Benitez has not exactly been working on a shoestring budget since he succeeded Gérard Houllier in June 2004; in successive seasons he has spent £25.85m, £28.9m and £29.7m. Still, thus far he has been obliged to spread his money on middle-of-the-range investments or relative cut-price gems. His most expensive buys have been Xabi Alonso, at £10.7m, and Dirk Kuyt, at £9m. Liverpool's record outlay remains the £14.5m that Houllier lavished on Djibril Cissé.

That is likely to change this summer, although Hicks is unlikely to be quite as relaxed with the purse strings as he was when he made his ill-fated attempt to get his Texas Rangers up among the biggest hitters in baseball. That came in 2000, two years after he bought the team from a consortium headed by one George W Bush. In what remains by far the biggest individual deal in baseball history, Hicks signed Alex Rodriguez from the Seattle Mariners on a staggering $252m (£128m) 10-year contract.

It was a widely criticised and ultimately doomed move. Rodriguez smashed individual scoring records but failed to galvanise a struggling team. In 2004, he was traded to the New York Yankees, with the Rangers having to pay $67m of the $179m left on the contract of the man known in the States as "A-Rod".

It was little wonder, then, that Hicks should baulk when the suggestion was put to him in a BBC radio interview that he and Gillett might splash out money "Abramovich-style" at Anfield. "I've been in the business long enough to know that that doesn't work," Hicks said. "The key for us is to have a smart manager like Rafa, who will take a long-term view. With the higher revenue we'll generate from our new stadium, we'll be able to compete with anyone."

Neither the co-owners nor the team manager will divulge precisely how much money will be made available to compete with Chelsea, Manchester United and Arsenal this summer while work gets under way on the club's new £215m, 61,000-seater stadium in Stanley Park. The hope for Benitez is that he does not suffer the kind of frustration he did last summer when Seville kept pushing up the asking price for Daniel Alves until the Brazilian right-back was out of his range at £12m.

The trouble is Alves now has a new contract with a buy-out clause set at £40m. The values placed on two other long-term Benitez targets, David Villa and Samuel Eto'o, have rocketed too. Then there is the question of competition from Chelsea's chequebook. If Benitez is to land a luxury item in the transfer market, Mourinho-style, he will have to pay very heavily for it.

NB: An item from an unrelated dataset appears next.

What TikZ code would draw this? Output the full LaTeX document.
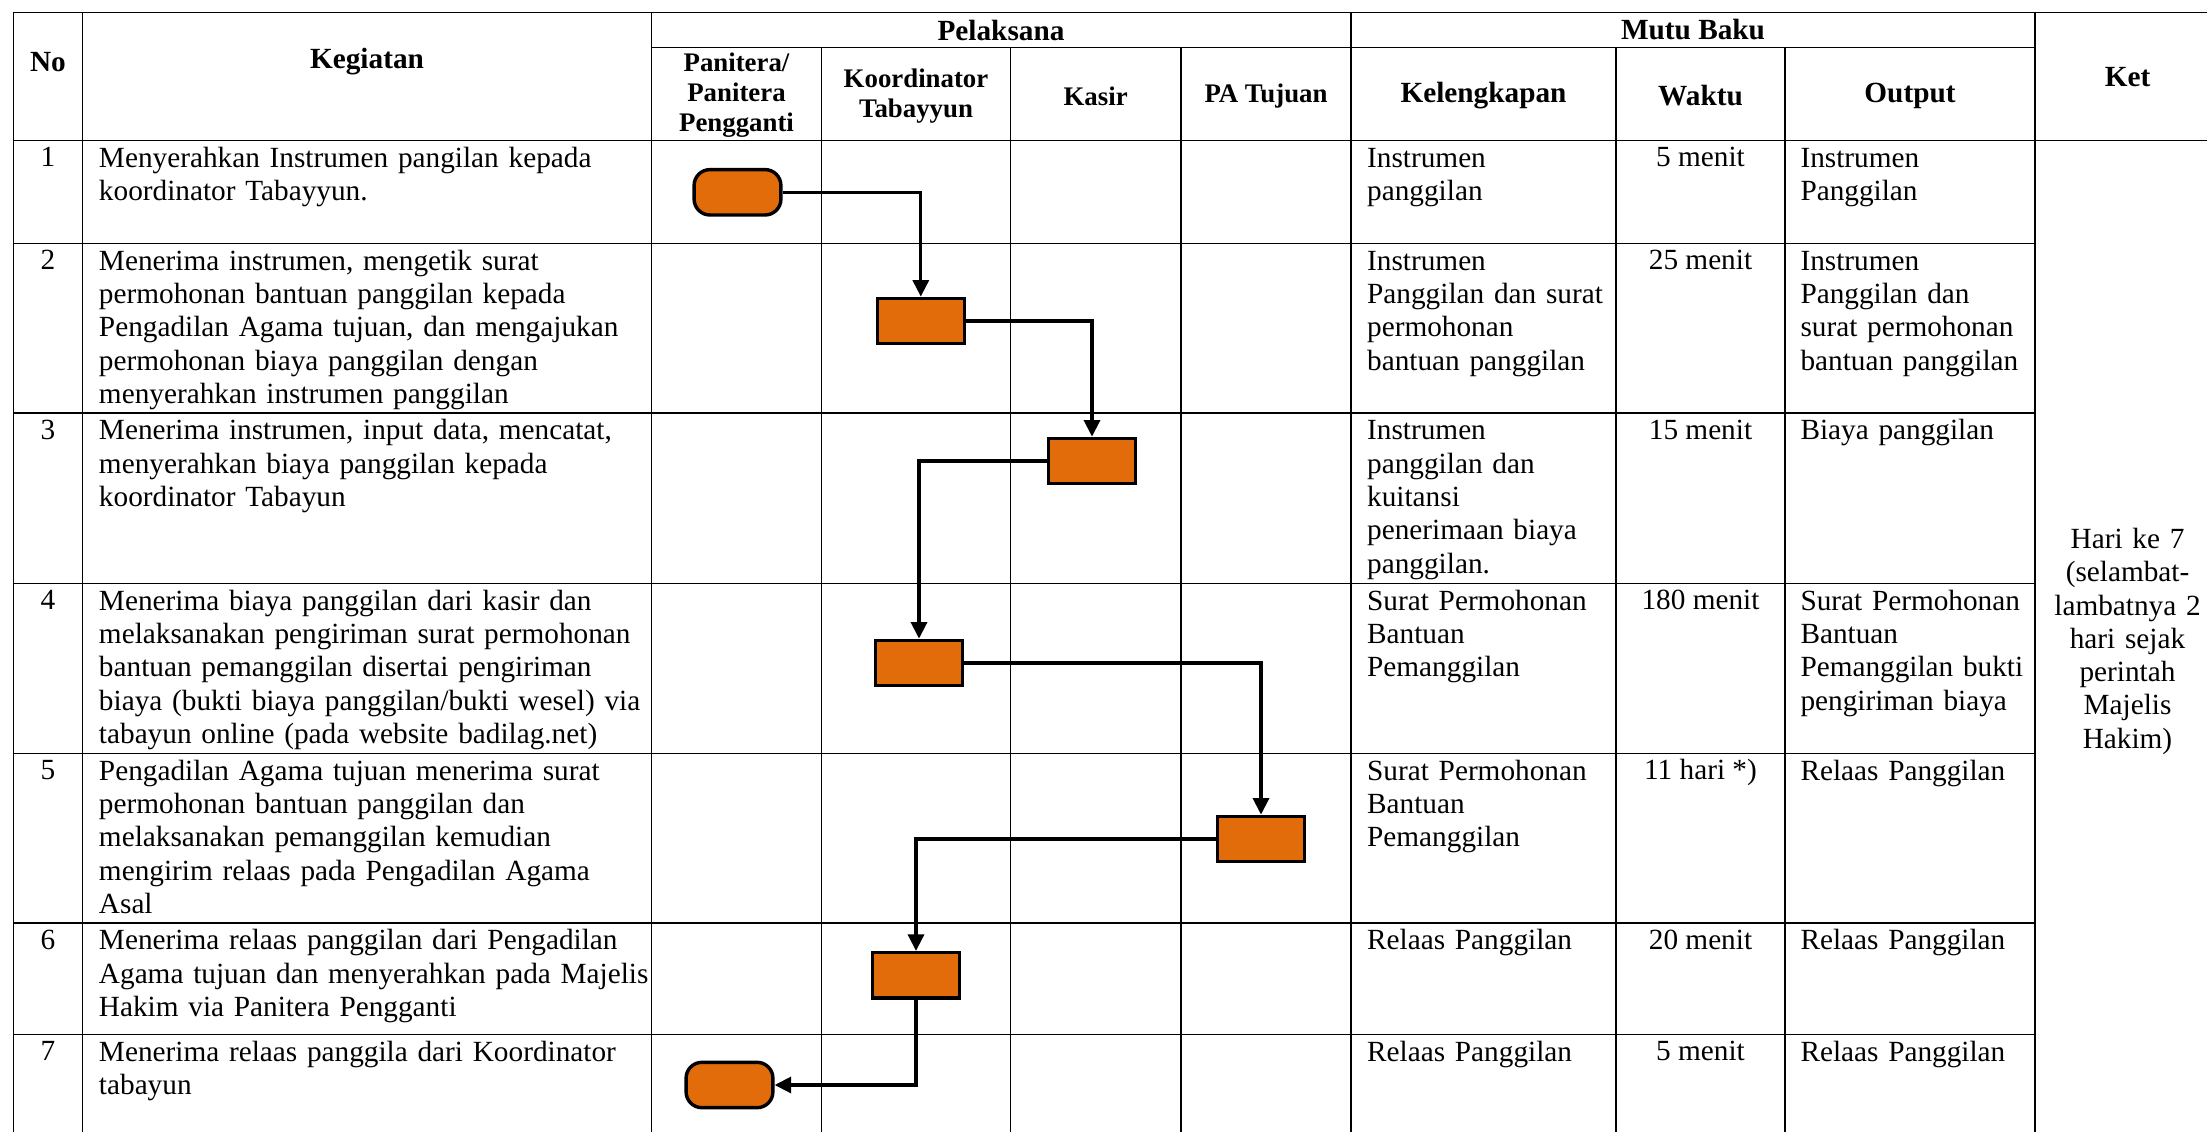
\documentclass[tikz,border=0pt]{standalone}
\usepackage{fontspec}
\setmainfont{Liberation Serif}
\usetikzlibrary{arrows.meta}
\definecolor{flow}{HTML}{E36C0A}
\begin{document}
\begin{tikzpicture}[x=0.41pt,y=-0.41pt,
  grid/.style={line width=0.5pt},
  hd/.style={font=\fontsize{12}{14}\selectfont\bfseries, align=center, inner sep=0pt},
  hds/.style={font=\fontsize{11}{12.2}\selectfont\bfseries, align=center, inner sep=0pt},
  txt/.style={font=\fontsize{12}{13.65}\selectfont, anchor=north west, inner sep=0pt,
              align=left, text width=#1, execute at begin node={\rule{0pt}{10pt}}},
  num/.style={font=\fontsize{12}{13.65}\selectfont, anchor=base, inner sep=0pt},
  ketx/.style={font=\fontsize{12}{13.65}\selectfont, anchor=north, inner sep=0pt,
              align=center, text width=80pt, execute at begin node={\rule{0pt}{10pt}}},
  proc/.style={draw, line width=1.4pt, fill=flow, rectangle, minimum width=35.6pt, minimum height=18.6pt, inner sep=0pt},
  term/.style={proc, rounded corners=6.5pt},
  conn/.style={line width=1.3pt, -{Triangle[length=6.8pt,width=6.6pt]}}
]
\useasboundingbox (0,0) rectangle (2207,1132);
\clip (0,0) rectangle (2207,1132);

% grid
\draw[grid] (13.3,12.7) -- (2230,12.7);
\draw[grid] (651.3,47.3) -- (2035,47.3);
\draw[grid] (13.3,140.3) -- (2230,140.3);
\foreach \yy in {243.3,413,583.3,753.3,923,1034.3}
  \draw[grid] (13.3,\yy) -- (2035,\yy);
\foreach \xx in {13.3,82.7,651.3,1351,2035}
  \draw[grid] (\xx,12.7) -- (\xx,1140);
\foreach \xx in {821.7,1010.3,1181,1616,1785}
  \draw[grid] (\xx,47.3) -- (\xx,1140);

% header
\node[hd] (hNo) at (48,62) {No};
\node[hd] (hKeg) at (367,62) {Kegiatan};
\node[hd] (hPel) at (1001,30) {Pelaksana};
\node[hd] (hMutu) at (1693,30) {Mutu Baku};
\node[hd] (hKet) at (2127.5,77) {Ket};
\node[hds] (hPan) at (736.5,95) {Panitera/\\Panitera\\Pengganti};
\node[hds] (hKoor) at (916,96) {Koordinator\\Tabayyun};
\node[hds] (hKas) at (1095.6,96) {Kasir};
\node[hds] (hPA) at (1266,96) {PA Tujuan};
\node[hd] (hKel) at (1483.5,96) {Kelengkapan};
\node[hd] (hWak) at (1700.5,96) {Waktu};
\node[hd] (hOut) at (1910,96) {Output};

% row 1
\node[num] (n1) at (48,166.8) {1};
\node[txt=240pt] (k1) at (98.5,142.4) {Menyerahkan Instrumen pangilan kepada\\koordinator Tabayyun.};
\node[txt=110pt] (l1) at (1366.7,142.4) {Instrumen\\panggilan};
\node[num] (w1) at (1700.5,166.8) {5 menit};
\node[txt=110pt] (o1) at (1800,142.4) {Instrumen\\Panggilan};

% row 2
\node[num] (n2) at (48,269.8) {2};
\node[txt=240pt] (k2) at (98.5,245.4) {Menerima instrumen, mengetik surat\\permohonan bantuan panggilan kepada\\Pengadilan Agama tujuan, dan mengajukan\\permohonan biaya panggilan dengan\\menyerahkan instrumen panggilan};
\node[txt=110pt] (l2) at (1366.7,245.4) {Instrumen\\Panggilan dan surat\\permohonan\\bantuan panggilan};
\node[num] (w2) at (1700.5,269.8) {25 menit};
\node[txt=110pt] (o2) at (1800,245.4) {Instrumen\\Panggilan dan\\surat permohonan\\bantuan panggilan};

% row 3
\node[num] (n3) at (48,439.5) {3};
\node[txt=240pt] (k3) at (98.5,415.1) {Menerima instrumen, input data, mencatat,\\menyerahkan biaya panggilan kepada\\koordinator Tabayun};
\node[txt=110pt] (l3) at (1366.7,415.1) {Instrumen\\panggilan dan\\kuitansi\\penerimaan biaya\\panggilan.};
\node[num] (w3) at (1700.5,439.5) {15 menit};
\node[txt=110pt] (o3) at (1800,415.1) {Biaya panggilan};

% row 4
\node[num] (n4) at (48,609.8) {4};
\node[txt=240pt] (k4) at (98.5,585.4) {Menerima biaya panggilan dari kasir dan\\melaksanakan pengiriman surat permohonan\\bantuan pemanggilan disertai pengiriman\\biaya (bukti biaya panggilan/bukti wesel) via\\tabayun online (pada website badilag.net)};
\node[txt=110pt] (l4) at (1366.7,585.4) {Surat Permohonan\\Bantuan\\Pemanggilan};
\node[num] (w4) at (1700.5,609.8) {180 menit};
\node[txt=110pt] (o4) at (1800,585.4) {Surat Permohonan\\Bantuan\\Pemanggilan bukti\\pengiriman biaya};

% row 5
\node[num] (n5) at (48,779.8) {5};
\node[txt=240pt] (k5) at (98.5,755.4) {Pengadilan Agama tujuan menerima surat\\permohonan bantuan panggilan dan\\melaksanakan pemanggilan kemudian\\mengirim relaas pada Pengadilan Agama\\Asal};
\node[txt=110pt] (l5) at (1366.7,755.4) {Surat Permohonan\\Bantuan\\Pemanggilan};
\node[num] (w5) at (1700.5,779.8) {11 hari *)};
\node[txt=110pt] (o5) at (1800,755.4) {Relaas Panggilan};

% row 6
\node[num] (n6) at (48,949.5) {6};
\node[txt=240pt] (k6) at (98.5,925.1) {Menerima relaas panggilan dari Pengadilan\\Agama tujuan dan menyerahkan pada Majelis\\Hakim via Panitera Pengganti};
\node[txt=110pt] (l6) at (1366.7,925.1) {Relaas Panggilan};
\node[num] (w6) at (1700.5,949.5) {20 menit};
\node[txt=110pt] (o6) at (1800,925.1) {Relaas Panggilan};

% row 7
\node[num] (n7) at (48,1060.8) {7};
\node[txt=240pt] (k7) at (98.5,1036.4) {Menerima relaas panggila dari Koordinator\\tabayun};
\node[txt=110pt] (l7) at (1366.7,1036.4) {Relaas Panggilan};
\node[num] (w7) at (1700.5,1060.8) {5 menit};
\node[txt=110pt] (o7) at (1800,1036.4) {Relaas Panggilan};

% ket
\node[ketx] (ket) at (2127.5,523.6) {Hari ke 7\\(selambat-\\lambatnya 2\\hari sejak\\perintah\\Majelis\\Hakim)};

% flow
\node[term] (t1) at (737.5,192.3) {};
\node[proc] (b2) at (920.8,321) {};
\node[proc] (b3) at (1092,461) {};
\node[proc] (b4) at (919,663) {};
\node[proc] (b5) at (1261,839) {};
\node[proc] (b6) at (916,975.3) {};
\node[term] (t7) at (729.5,1085) {};

\draw[conn] (t1.east) -| (b2.north);
\draw[conn] (b2.east) -| (b3.north);
\draw[conn] (b3.west) -| (b4.north);
\draw[conn] (b4.east) -| (b5.north);
\draw[conn] (b5.west) -| (b6.north);
\draw[conn] (b6.south) |- (t7.east);
\end{tikzpicture}
\end{document}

All of which might not leave the man from Madrid all that far removed from where he was when he arrived at Anfield and won the Champions' League in his first season with a team that featured just two new signings, Alonso and Luis Garcia.

In the meantime, as Liverpool focus their sights on a sixth European Cup, it is glaringly obvious that their best signing for quite some time has been their manager. With Valencia and Liverpool, Benitez now boasts a 58 per cent success rate in European matches. That compares with 50 per cent ratios for both Sir Alex Ferguson and Jose Mourinho.

Benitez's "secret", according to Mista, chief striker in the Valencia side who won the Uefa Cup under him in 2004, is the kind of obsessive meticulousness that drove him to spend part of his honeymoon studying training methods at Milan, that had him using laptop analysis of the Real Madrid youth team all of 20 years ago, and that moved him to ban paella - the treasured local dish - from the menu at Valencia because it did not meet his strict dietary requirements for his players. "Benitez prepares for matches like no one else," Mista maintained. " Sometimes it would shock you just how often the opposition did precisely what he said they would do."

If PSV are to cause a shock at Anfield on Wednesday night, they will have to outwit the man who is busy perfecting his art of Totally Thorough Football.